Task details: Your task is to copy the listing exactly, with the pictures left out.
◆ ◆ ◆ ◆
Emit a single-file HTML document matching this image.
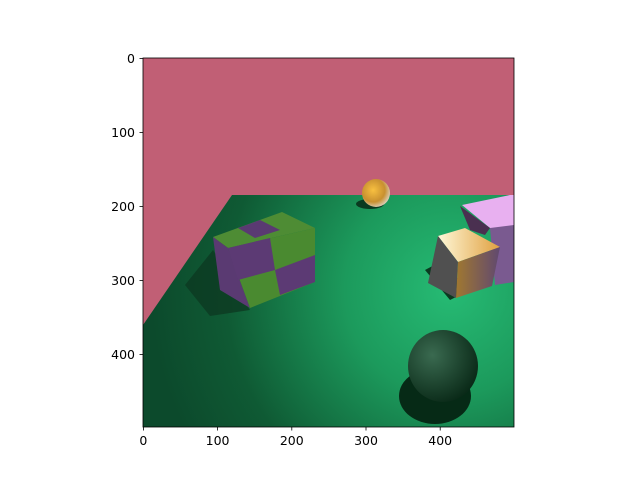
<!DOCTYPE html>
<html><head><meta charset="utf-8"><style>
body{margin:0;background:#fff}
svg text{font-family:"DejaVu Sans","Liberation Sans",sans-serif;font-size:12.5px;fill:#000}
</style></head><body>
<svg width="640" height="480" viewBox="0 0 640 480">
<defs>
<clipPath id="ax"><rect x="143" y="58" width="371" height="369"/></clipPath>
<radialGradient id="floorG" cx="450" cy="290" r="300" gradientUnits="userSpaceOnUse">
<stop offset="0" stop-color="#26bb74"/><stop offset="0.35" stop-color="#1c9a5c"/><stop offset="0.75" stop-color="#0f5a34"/><stop offset="1" stop-color="#0c4a2c"/></radialGradient>
<radialGradient id="ballG" cx="0.35" cy="0.35" r="0.7"><stop offset="0" stop-color="#3a6a50"/><stop offset="1" stop-color="#0a2a18"/></radialGradient>
<radialGradient id="smallG" cx="0.4" cy="0.4" r="0.7"><stop offset="0" stop-color="#f8c040"/><stop offset="0.6" stop-color="#c89030"/><stop offset="1" stop-color="#e0e0e0"/></radialGradient>
<linearGradient id="grayTop" x1="0" y1="0" x2="1" y2="0"><stop offset="0" stop-color="#fff8d8"/><stop offset="1" stop-color="#e0a040"/></linearGradient>
<linearGradient id="grayR" x1="0" y1="0" x2="1" y2="0"><stop offset="0" stop-color="#a07830"/><stop offset="1" stop-color="#604870"/></linearGradient>
</defs>
<g clip-path="url(#ax)">
<rect x="143" y="58" width="371" height="369" fill="#c15f75"/>
<polygon points="232,195 514,195 514,427 143,427 143,325" fill="url(#floorG)"/>
<polygon points="185,285 213,250 250,310 210,316" fill="#0c3a22" opacity="0.8"/>
<g>
<polygon points="213,237 282,212 315,228 228,248" fill="#4e8c34"/>
<polygon points="238,228 260,220 280,230 255,238" fill="#5a3a72"/>
<polygon points="213,237 228,248 250,308 220,290" fill="#5a3a72"/>
<polygon points="228,248 315,228 315,282 250,308" fill="#4a8a30"/>
<polygon points="228,248 270,238 275,270 238,280" fill="#5c3a74"/>
<polygon points="275,270 315,255 315,282 280,295" fill="#5c3a74"/>
</g>
<ellipse cx="370" cy="204" rx="14" ry="5" fill="#0a3a20"/>
<circle cx="376" cy="193" r="14" fill="url(#smallG)"/>
<polygon points="425,270 450,300 470,290 440,262" fill="#0a3a20"/>
<g>
<polygon points="462,205 510,195 514,195 514,228 490,228" fill="#e8b0f0"/>
<polygon points="460,206 490,228 485,235 470,230" fill="#4a3050"/>
<polygon points="490,228 514,225 514,282 495,285" fill="#7a5a90"/>
</g>
<g>
<polygon points="438,236 465,228 500,247 458,262" fill="url(#grayTop)"/>
<polygon points="438,236 458,262 456,298 428,283" fill="#505050"/>
<polygon points="458,262 500,247 492,286 456,298" fill="url(#grayR)"/>
</g>
<ellipse cx="435" cy="396" rx="36" ry="28" fill="#062a16"/>
<ellipse cx="443" cy="366" rx="35" ry="36" fill="url(#ballG)"/>
</g>
<rect x="143" y="58" width="371" height="369" fill="none" stroke="#000" stroke-width="0.8"/>
<g stroke="#000" stroke-width="0.8">
<line x1="143.4" y1="427" x2="143.4" y2="430.5"/><line x1="217.6" y1="427" x2="217.6" y2="430.5"/><line x1="291.8" y1="427" x2="291.8" y2="430.5"/><line x1="366" y1="427" x2="366" y2="430.5"/><line x1="440.2" y1="427" x2="440.2" y2="430.5"/>
</g>
<g text-anchor="middle">
<text x="143.4" y="445">0</text><text x="217.6" y="445">100</text><text x="291.8" y="445">200</text><text x="366" y="445">300</text><text x="440.2" y="445">400</text>
</g>
<g stroke="#000" stroke-width="0.8">
<line x1="139.5" y1="58.4" x2="143" y2="58.4"/><line x1="139.5" y1="132.4" x2="143" y2="132.4"/><line x1="139.5" y1="206.4" x2="143" y2="206.4"/><line x1="139.5" y1="280.4" x2="143" y2="280.4"/><line x1="139.5" y1="354.4" x2="143" y2="354.4"/>
</g>
<g text-anchor="end">
<text x="135" y="63">0</text><text x="135" y="137">100</text><text x="135" y="211">200</text><text x="135" y="285">300</text><text x="135" y="359">400</text>
</g>
</svg>
</body></html>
◆ ◆ ◆ ◆
Exercise solution:
Emit a single-file HTML document matching this image.
<!DOCTYPE html>
<html><head><meta charset="utf-8"><style>
body{margin:0;background:#fff}
svg text{font-family:"DejaVu Sans","Liberation Sans",sans-serif;font-size:12.5px;fill:#000}
</style></head><body>
<svg width="640" height="480" viewBox="0 0 640 480">
<defs>
<clipPath id="ax"><rect x="143" y="58" width="371" height="369"/></clipPath>
<radialGradient id="floorG" cx="450" cy="290" r="300" gradientUnits="userSpaceOnUse">
<stop offset="0" stop-color="#26bb74"/><stop offset="0.35" stop-color="#1c9a5c"/><stop offset="0.75" stop-color="#0f5a34"/><stop offset="1" stop-color="#0c4a2c"/></radialGradient>
<radialGradient id="ballG" cx="0.35" cy="0.35" r="0.7"><stop offset="0" stop-color="#3a6a50"/><stop offset="1" stop-color="#0a2a18"/></radialGradient>
<radialGradient id="smallG" cx="0.4" cy="0.4" r="0.7"><stop offset="0" stop-color="#f8c040"/><stop offset="0.6" stop-color="#c89030"/><stop offset="1" stop-color="#e0e0e0"/></radialGradient>
<linearGradient id="grayTop" x1="0" y1="0" x2="1" y2="0"><stop offset="0" stop-color="#fff8d8"/><stop offset="1" stop-color="#e0a040"/></linearGradient>
<linearGradient id="grayR" x1="0" y1="0" x2="1" y2="0"><stop offset="0" stop-color="#a07830"/><stop offset="1" stop-color="#604870"/></linearGradient>
</defs>
<g clip-path="url(#ax)">
<rect x="143" y="58" width="371" height="369" fill="#c15f75"/>
<polygon points="232,195 514,195 514,427 143,427 143,325" fill="url(#floorG)"/>
<polygon points="185,285 213,250 250,310 210,316" fill="#0c3a22" opacity="0.8"/>
<g>
<polygon points="213,237 282,212 315,228 228,248" fill="#4e8c34"/>
<polygon points="238,228 260,220 280,230 255,238" fill="#5a3a72"/>
<polygon points="213,237 228,248 250,308 220,290" fill="#5a3a72"/>
<polygon points="228,248 315,228 315,282 250,308" fill="#4a8a30"/>
<polygon points="228,248 270,238 275,270 238,280" fill="#5c3a74"/>
<polygon points="275,270 315,255 315,282 280,295" fill="#5c3a74"/>
</g>
<ellipse cx="370" cy="204" rx="14" ry="5" fill="#0a3a20"/>
<circle cx="376" cy="193" r="14" fill="url(#smallG)"/>
<polygon points="425,270 450,300 470,290 440,262" fill="#0a3a20"/>
<g>
<polygon points="462,205 510,195 514,195 514,228 490,228" fill="#e8b0f0"/>
<polygon points="460,206 490,228 485,235 470,230" fill="#4a3050"/>
<polygon points="490,228 514,225 514,282 495,285" fill="#7a5a90"/>
</g>
<g>
<polygon points="438,236 465,228 500,247 458,262" fill="url(#grayTop)"/>
<polygon points="438,236 458,262 456,298 428,283" fill="#505050"/>
<polygon points="458,262 500,247 492,286 456,298" fill="url(#grayR)"/>
</g>
<ellipse cx="435" cy="396" rx="36" ry="28" fill="#062a16"/>
<ellipse cx="443" cy="366" rx="35" ry="36" fill="url(#ballG)"/>
</g>
<rect x="143" y="58" width="371" height="369" fill="none" stroke="#000" stroke-width="0.8"/>
<g stroke="#000" stroke-width="0.8">
<line x1="143.4" y1="427" x2="143.4" y2="430.5"/><line x1="217.6" y1="427" x2="217.6" y2="430.5"/><line x1="291.8" y1="427" x2="291.8" y2="430.5"/><line x1="366" y1="427" x2="366" y2="430.5"/><line x1="440.2" y1="427" x2="440.2" y2="430.5"/>
</g>
<g text-anchor="middle">
<text x="143.4" y="445">0</text><text x="217.6" y="445">100</text><text x="291.8" y="445">200</text><text x="366" y="445">300</text><text x="440.2" y="445">400</text>
</g>
<g stroke="#000" stroke-width="0.8">
<line x1="139.5" y1="58.4" x2="143" y2="58.4"/><line x1="139.5" y1="132.4" x2="143" y2="132.4"/><line x1="139.5" y1="206.4" x2="143" y2="206.4"/><line x1="139.5" y1="280.4" x2="143" y2="280.4"/><line x1="139.5" y1="354.4" x2="143" y2="354.4"/>
</g>
<g text-anchor="end">
<text x="135" y="63">0</text><text x="135" y="137">100</text><text x="135" y="211">200</text><text x="135" y="285">300</text><text x="135" y="359">400</text>
</g>
</svg>
</body></html>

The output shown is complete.